MARSHA: But in the end, do I really give a shit about either of you? Do I give a shit about anything? I don’t think I do. I had just described the feeling I had for Tim, getting so overwhelmed with emotion when he forgave me, and Merrill Johnston said what was that, just sham feeling? I said I brought it up because it was so rare for me to have such a big feeling. I said maybe it’s because I spend my time with people like Sick Joan, who goes to a psychotic extreme, and Emily, who goes to a neurotic extreme of feeling, feeling, feeling; maybe only by comparison with them don’t I feel.
EMILY: You definitely have a problem with feeling.
MARSHA: That’s a pretty big problem.
EMILY: I think it’s very healthy that you’re worried about this.
MARSHA: Then after telling him I had no feelings, I came home and burst into tears.

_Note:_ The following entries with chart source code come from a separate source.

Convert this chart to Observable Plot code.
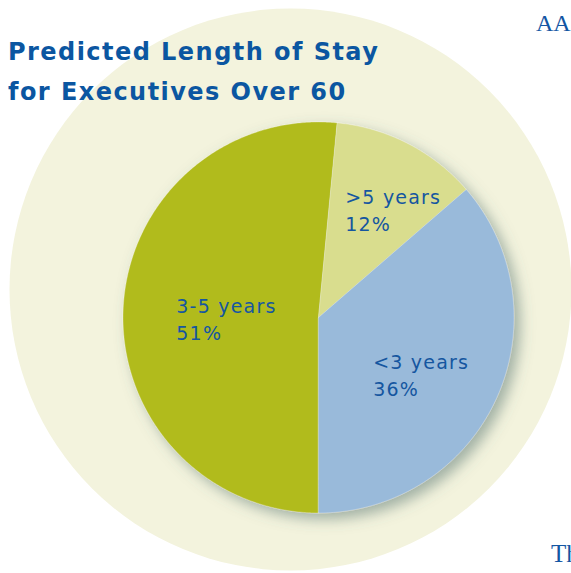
<!DOCTYPE html>
<html>
<head>
<meta charset="utf-8">
<script src="https://cdn.jsdelivr.net/npm/d3@7"></script>
<script src="https://cdn.jsdelivr.net/npm/@observablehq/plot@0.6"></script>
<style>
  html, body { margin: 0; padding: 0; background: #ffffff; }
  body { width: 571px; height: 573px; overflow: hidden; position: relative; }
  #chart { position: absolute; left: 0; top: 0; }
  #chart svg text { letter-spacing: 1.2px; }
  .title {
    position: absolute; left: 8px; top: 32px;
    font-family: "DejaVu Sans", sans-serif; font-weight: bold;
    font-size: 24px; line-height: 40px; letter-spacing: 1.45px;
    color: #0b56a1; white-space: nowrap;
  }
  .edge {
    position: absolute; font-family: "Liberation Serif", serif;
    color: #1456a3; white-space: nowrap;
  }
</style>
</head>
<body>
<div id="chart"></div>
<div class="title">Predicted Length of Stay<br>for Executives Over 60</div>
<div class="edge" style="left:536px; top:10px; font-size:24px;">AA</div>
<div class="edge" style="left:551px; top:540px; font-size:25px;">Th</div>
<script>
// ---- data ----
const categories = ["3-5 years", ">5 years", "<3 years"];
const shares = [51, 12, 36];
const sliceColors = ["#b1bb1f", "#d9dd8e", "#99bada"];

// ---- derived geometry (unit circle, y up) ----
const arcs = d3.pie().sort(null).startAngle(Math.PI).endAngle(3 * Math.PI)(shares);
const slicePoints = [];
arcs.forEach((a, i) => {
  slicePoints.push({cat: categories[i], x: 0, y: 0});
  const n = Math.max(2, Math.ceil((a.endAngle - a.startAngle) / (Math.PI / 360)));
  for (let k = 0; k <= n; k++) {
    const t = a.startAngle + (a.endAngle - a.startAngle) * k / n;
    slicePoints.push({cat: categories[i], x: Math.sin(t), y: Math.cos(t)});
  }
});

const R = 195.5; // pixel radius of the pie
const labelNudge = {"3-5 years": [-25, 5.5], ">5 years": [-27, -4.3], "<3 years": [-52, 8]};
const labels = arcs.map((a, i) => {
  const m = (a.startAngle + a.endAngle) / 2;
  const [nx, ny] = labelNudge[categories[i]];
  return {
    cat: categories[i],
    x: 0.6 * Math.sin(m) + nx / R,
    y: 0.6 * Math.cos(m) - ny / R,
    text: `${categories[i]}\n${shares[i]}%`
  };
});

const backdrop = [{x: -28 / R, y: 28 / R}];

const chart = Plot.plot({
  width: 571,
  height: 573,
  marginLeft: 122.5,
  marginRight: 57.5,
  marginTop: 121.5,
  marginBottom: 60.5,
  x: {domain: [-1, 1], axis: null},
  y: {domain: [-1, 1], axis: null},
  color: {domain: categories, range: sliceColors},
  style: {background: "transparent", overflow: "visible"},
  marks: [
    Plot.dot(backdrop, {x: "x", y: "y", r: 281, fill: "#f3f3dd", stroke: "none"}),
    Plot.line(slicePoints, {
      x: "x", y: "y", z: "cat", fill: "cat",
      stroke: "#ffffff", strokeOpacity: 0.45, strokeWidth: 0.6,
      curve: "linear-closed"
    }),
    Plot.text(labels, {
      x: "x", y: "y", text: "text",
      textAnchor: "start", lineAnchor: "middle", lineHeight: 1.42,
      fontSize: 19, fontFamily: "DejaVu Sans, sans-serif", fill: "#1556a0"
    })
  ]
});
document.getElementById("chart").appendChild(chart);

// soft drop shadow under the pie
const svg = d3.select(chart.tagName === "svg" ? chart : chart.querySelector("svg"));
svg.insert("defs", ":first-child").html(
  '<filter id="pieShadow" x="-20%" y="-20%" width="145%" height="145%">' +
  '<feDropShadow dx="6" dy="6" stdDeviation="7" flood-color="#4f6e6a" flood-opacity="0.5"/></filter>'
);
svg.selectAll("g[aria-label='line']").attr("filter", "url(#pieShadow)");
</script>
</body>
</html>
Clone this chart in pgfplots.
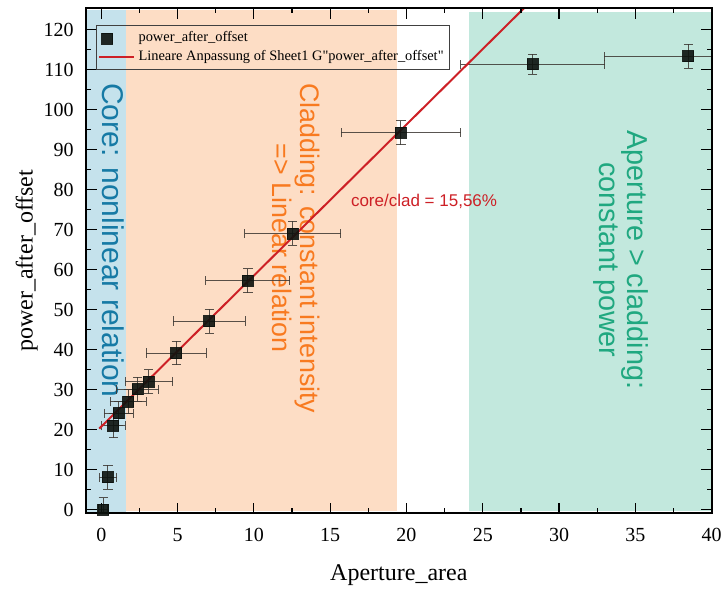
\documentclass[border=0pt]{standalone}
\usepackage{pgfplots}
\pgfplotsset{compat=1.18}
\usepackage{fontspec}
\setmainfont{Liberation Serif}
\newfontfamily\arialf{Liberation Sans}
\newfontfamily\legserif{Liberation Serif}
\definecolor{bluereg}{RGB}{197,226,236}
\definecolor{orangereg}{RGB}{253,221,197}
\definecolor{tealreg}{RGB}{194,232,221}
\definecolor{coreblue}{RGB}{22,122,165}
\definecolor{cladorange}{RGB}{248,122,32}
\definecolor{apteal}{RGB}{32,168,128}
\definecolor{fitred}{RGB}{205,32,38}
\definecolor{markblack}{RGB}{12,18,14}
\definecolor{errgray}{RGB}{60,55,50}
\pgfplotsset{leftmark legend/.style={legend image code/.code={\draw[##1] plot coordinates {(0.14cm,0cm)};}}}
\pgfplotstableread{
x     y     ex    ey
0.12  0.0   0.30  3
0.44  8.1   0.58  3
0.79  21.0  0.79  3
1.15  24.1  0.95  3
1.77  27.0  1.18  3
2.40  30.1  1.37  3
3.12  32.0  1.56  3
4.91  39.2  1.96  3
7.08  47.2  2.36  3
9.61  57.3  2.75  3
12.55 69.1  3.14  3
19.64 94.3  3.93  3
28.27 111.4 4.71  2.5
38.46 113.4 5.50  3
}\datatable
\begin{document}
\begin{tikzpicture}
\begin{axis}[
  scale only axis, width=312.8pt, height=252.5pt,
  xmin=-1, xmax=40, ymin=-0.9, ymax=125.4,
  xtick={0,5,...,40}, ytick={0,10,...,120},
  minor x tick num=1, minor y tick num=1,
  tick align=inside,
  major tick length=5.3pt, minor tick length=2.6pt,
  every tick/.style={black, line width=0.6pt},
  axis line style={line width=0.9pt},
  axis on top,
  /pgf/number format/assume math mode=true,
  tick label style={font=\fontsize{10}{12}\selectfont},
  xticklabel style={anchor=base, yshift=-14.25pt},
  yticklabel style={xshift=-2.7pt},
  xlabel={Aperture\_area}, ylabel={power\_after\_offset},
  label style={font=\fontsize{12}{14}\selectfont},
  xlabel style={at={(axis description cs:0.5,-0.1327)}, anchor=base},
  ylabel style={at={(axis description cs:-0.0946,0.5)}, anchor=center},
  legend style={at={(axis description cs:0.016,0.966)}, anchor=north west,
    draw=black!75, line width=0.4pt, fill=none,
    font=\legserif\fontsize{7.2}{8}\selectfont, inner sep=1pt, row sep=-1.5pt},
  legend cell align=left,
]
\fill[bluereg] (axis cs:-1,-0.9) rectangle (axis cs:1.65,125.0);
\fill[orangereg] (axis cs:1.65,-0.4) rectangle (axis cs:19.35,125.0);
\fill[tealreg] (axis cs:24.1,-0.4) rectangle (axis cs:40,124.4);

\node[rotate=-90, anchor=west, inner sep=0pt, align=center,
  font=\arialf\fontsize{15}{14.3}\selectfont, text=coreblue]
  at (axis cs:0.78,106.8) {Core: nonlinear relation};
\node[rotate=-90, anchor=west, inner sep=0pt, align=center,
  font=\arialf\fontsize{13.4}{14.3}\selectfont, text=cladorange]
  at (axis cs:12.77,106.8) {Cladding: constant intensity\\=> Linear relation};
\node[rotate=-90, anchor=west, inner sep=0pt, align=center,
  font=\arialf\fontsize{14.4}{14.3}\selectfont, text=apteal]
  at (axis cs:34.05,94.9) {Aperture > cladding:\\constant power};
\node[inner sep=0pt, font=\arialf\fontsize{8.5}{10}\selectfont, text=fitred]
  at (axis cs:21.15,77) {core/clad = 15,56\%};

\addplot[only marks, mark=square*, mark size=2.75pt,
  mark options={fill=markblack, draw=markblack, opacity=0.9},
  leftmark legend,
  error bars/.cd, x dir=both, x explicit, y dir=both, y explicit,
  error bar style={line width=0.5pt, errgray, opacity=0.85},
  error mark options={rotate=90, mark size=2.3pt, line width=0.5pt, errgray}]
  table[x=x, y=y, x error=ex, y error=ey] {\datatable};
\addlegendentry{power\_after\_offset}
\addplot[fitred, line width=1pt] coordinates {(-0.13,20.3) (27.8,125.8)};
\addlegendentry{Lineare Anpassung of Sheet1 G"power\_after\_offset"}
\end{axis}
\pgfresetboundingbox
\path[use as bounding box] (-43pt,-39.25pt) rectangle (317.95pt,256.65pt);
\end{tikzpicture}
\end{document}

EMILY: Darling, we know that you have feelings, you’re a very complicated person. But you did have a very positive summer in certain respects.
MARSHA: The whole purpose of the summer was to write a book.
EMILY: And you did that.
MARSHA: I wrote the book and everything I missed in the summer as well as everything I gained was because of it. I set the summer up so that I could be out of bed at seven o’clock every morning. I set it up so I wouldn’t meet a lot of distracting people, even though he admitted there weren’t any people to meet.
EMILY: Merrill Johnston admitted that?
MARSHA: Yeah, I said can you name one available man and he said no.
EMILY: My sister thinks I’ll be married with children within the year.
MARSHA: How many children?
EMILY: So does Joan, they both really think I’m going to be married.
MARSHA: You know we’re getting right back into the Zeke season. Last year at this time he was making pumpkin faces here for Hallowe’en.
EMILY: And I was off in my whirl.
MARSHA: Zeke is an empty bucket.
EMILY: A seedless raisin.
MARSHA: A bottomless pit.
EMILY: Oh, she’s wearing one slipper red and one slipper green. Is that typical? We’re back where we started; when you were packing you were wearing one red and one green.
MARSHA: Was I really?
EMILY: Of course, I was hysterical over it. You know you can tell all about everything just by looking at these fucking photographs of the summer. First of all, my tongue is sticking out on every picture.
MARSHA: So is Tim’s. But you want to see pure symbolism? Look, here are my two best friends laughing and talking, and I’m all alone between them.
EMILY: All Antonionied up.
MARSHA: All Antonionied up.
EMILY: It’s so sad. Okay, honya, the fricassee’s ready. Do you want to dole out the dish or shall I?